Compassion Relief Tzu Chi Foundation Long Island branch, together with Tzu Chi Academy Long Island hosted the event. The program included a Lion Dance, student performances, kung fu, Chinese yo yo, and folk dance presentations. There were festive Lunar New Year children’s games including stilts, paper folding, New Year scrolls (calligraphy), bouncy ping pong, etc. In addition, there were gourmet vegetarian foods available; a Tzu Chi cultural exhibition; Jing Si Café and Books; as well as a charity bazaar.The Tzu Chi Long Island foundation collected donations in returning bamboo banks – previously given out, as well as promoting Tzu Chi USA’s latest “Power of 5” campaign. By joining these expressions of love, they support children in low income families, orphans in South Africa, kids in Haiti, as well as provide hot meals for the homeless. Those who signed up for “Power of 5” on Jan. 29 received a special prayer crystal. Admission to the festival was free.
Principal Ted Lin said the Academy was originally held at what was then called the Vernon Middle School for about eight years. All the teachers and administrators are volunteers.
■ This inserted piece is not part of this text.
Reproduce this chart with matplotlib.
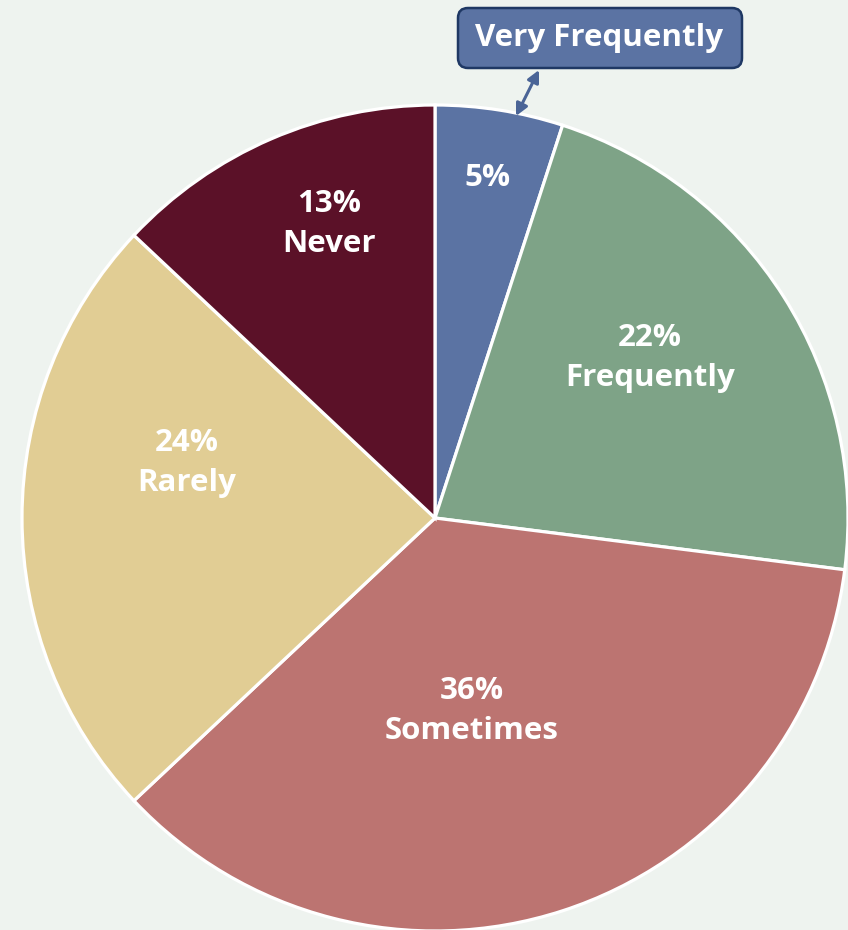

Mr. Lin’s day job is as a manager at BOCES.
The school moved to the Oyster Bay High School to have more space for their students. Classes start in September as they follow the school year and do not meet during the summer months, when the school is closed.
The Tzu Chi Foundation believes in giving back, and in Williston Park, where they are headquartered, they cleaned up the village on Earth Day, said Mr. Lin.
The school offers classes in Mandarin Chinese and how to speak, read and write it, as well as lessons in aspects of Chinese culture. The textbooks are easy to obtain. Mr. Lin said, “It’s very easy to buy the books online.”
While presently, they don’t teach the use of the abacus, they plan to do so next year. It is now considered to be a great visual help to learning the concepts of mathematics. “A good teacher is hard to find but we will next year,” said Principal Lin.
There are 260 students, ages 4 to 15 in the school. Tuition for the year is about $480 for 30 weeks of classes. There are also classes for adults available in a 20-week series of classes for about $360. Prices may go up, he added. The school also teaches martial arts.
Students come from all around the area. “It is nice working here. This is a lovely community, very friendly. We hope we can contribute more to this community, we have manpower. We are all volunteers,” said Principal Lin. “The foundation helps, and is located in Taiwan.”
“We welcome students regardless of race or age. We have an adult class in Chinese, and we teach martial arts. You are welcome to attend,” he added.